Dataset excerpt:

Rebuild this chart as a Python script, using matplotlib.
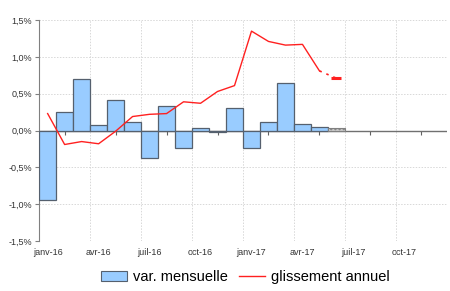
import matplotlib.pyplot as plt
import matplotlib.ticker as mticker
from matplotlib.patches import Patch
from matplotlib.lines import Line2D

plt.rcParams['font.family'] = ['Liberation Sans', 'DejaVu Sans']

months = ["janv-16", "févr-16", "mars-16", "avr-16", "mai-16", "juin-16",
          "juil-16", "août-16", "sept-16", "oct-16", "nov-16", "déc-16",
          "janv-17", "févr-17", "mars-17", "avr-17", "mai-17", "juin-17",
          "juil-17", "août-17", "sept-17", "oct-17", "nov-17", "déc-17"]

# monthly change (%), last value provisional
var_mensuelle = [-0.95, 0.25, 0.70, 0.07, 0.41, 0.12, -0.37, 0.33, -0.24, 0.03,
                 -0.02, 0.30, -0.24, 0.12, 0.64, 0.09, 0.05]
var_provisoire = 0.03

# year-on-year change (%)
glissement = [0.23, -0.19, -0.15, -0.18, -0.01, 0.19, 0.22, 0.23, 0.39, 0.37,
              0.53, 0.61, 1.35, 1.21, 1.16, 1.17, 0.81]
glissement_provisoire = 0.71

fig = plt.figure(figsize=(4.5, 2.91), dpi=100)
ax = fig.add_axes([0.087, 0.172, 0.906, 0.759])

x = list(range(len(months)))
n = len(var_mensuelle)

ax.bar(x[:n], var_mensuelle, width=1.0, color="#99CCFF",
       edgecolor="#55606e", linewidth=0.9, zorder=3)
ax.bar(x[n], var_provisoire, width=1.0, color="#c8c8c8",
       edgecolor="#808080", linewidth=0.8, hatch="....", zorder=3)

ax.plot(x[:n], glissement, color="#ff2020", lw=1.0, zorder=4)
ax.plot([x[n - 1], x[n]], [glissement[-1], glissement_provisoire],
        color="#ff2020", lw=1.2, ls=(0, (1.5, 3)), zorder=4)
ax.plot(x[n], glissement_provisoire, marker="_", ms=7, mew=2.2,
        color="#ff2020", zorder=4)

ax.set_xlim(-0.5, len(months) - 0.5)
ax.set_ylim(-1.5, 1.5)

ax.set_yticks([-1.5, -1.0, -0.5, 0.0, 0.5, 1.0, 1.5])
ax.yaxis.set_major_formatter(
    mticker.FuncFormatter(lambda v, p: f"{v:.1f}%".replace(".", ",")))
ax.tick_params(axis="y", labelsize=6.5, length=3, color="#808080",
               labelcolor="#333333", pad=2)

ax.set_xticks(x[::3])
ax.set_xticklabels(months[::3])
ax.set_xticks([i + 2.5 for i in range(0, len(months), 3)], minor=True)
ax.tick_params(axis="x", which="both", length=0, labelsize=6.5,
               labelcolor="#333333", pad=5)

ax.grid(axis="y", which="major", color="#d8d8d8", ls=(0, (1.5, 1.5)), lw=0.7)
ax.grid(axis="x", which="minor", color="#d8d8d8", ls=(0, (1.5, 1.5)), lw=0.7)
ax.set_axisbelow(True)

for s in ["top", "right", "bottom"]:
    ax.spines[s].set_visible(False)
ax.spines["left"].set_color("#808080")

# zero line with small ticks
ax.axhline(0, color="#707070", lw=1.0, zorder=2.5)
zero = ax.secondary_xaxis(0.5)
zero.set_xticks(x[1::3])
zero.tick_params(length=3, direction="in", color="#606060", labelbottom=False,
                 labeltop=False)
for s in zero.spines.values():
    s.set_visible(False)

handles = [Patch(facecolor="#99CCFF", edgecolor="#55606e", lw=0.8),
           Line2D([0], [0], color="#ff2020", lw=1.0)]
fig.legend(handles, ["var. mensuelle", "glissement annuel"], loc="center",
           bbox_to_anchor=(0.545, 0.048), ncol=2, frameon=False, fontsize=10.5,
           handlelength=1.8, handletextpad=0.4, columnspacing=0.8)

fig.savefig("out.png", dpi=100)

What the exercise asks:
From the listing, copy each line containing the word "matplotlib".

Task result:
Rebuild this chart as a Python script, using matplotlib.
import matplotlib.pyplot as plt
import matplotlib.ticker as mticker
from matplotlib.patches import Patch
from matplotlib.lines import Line2D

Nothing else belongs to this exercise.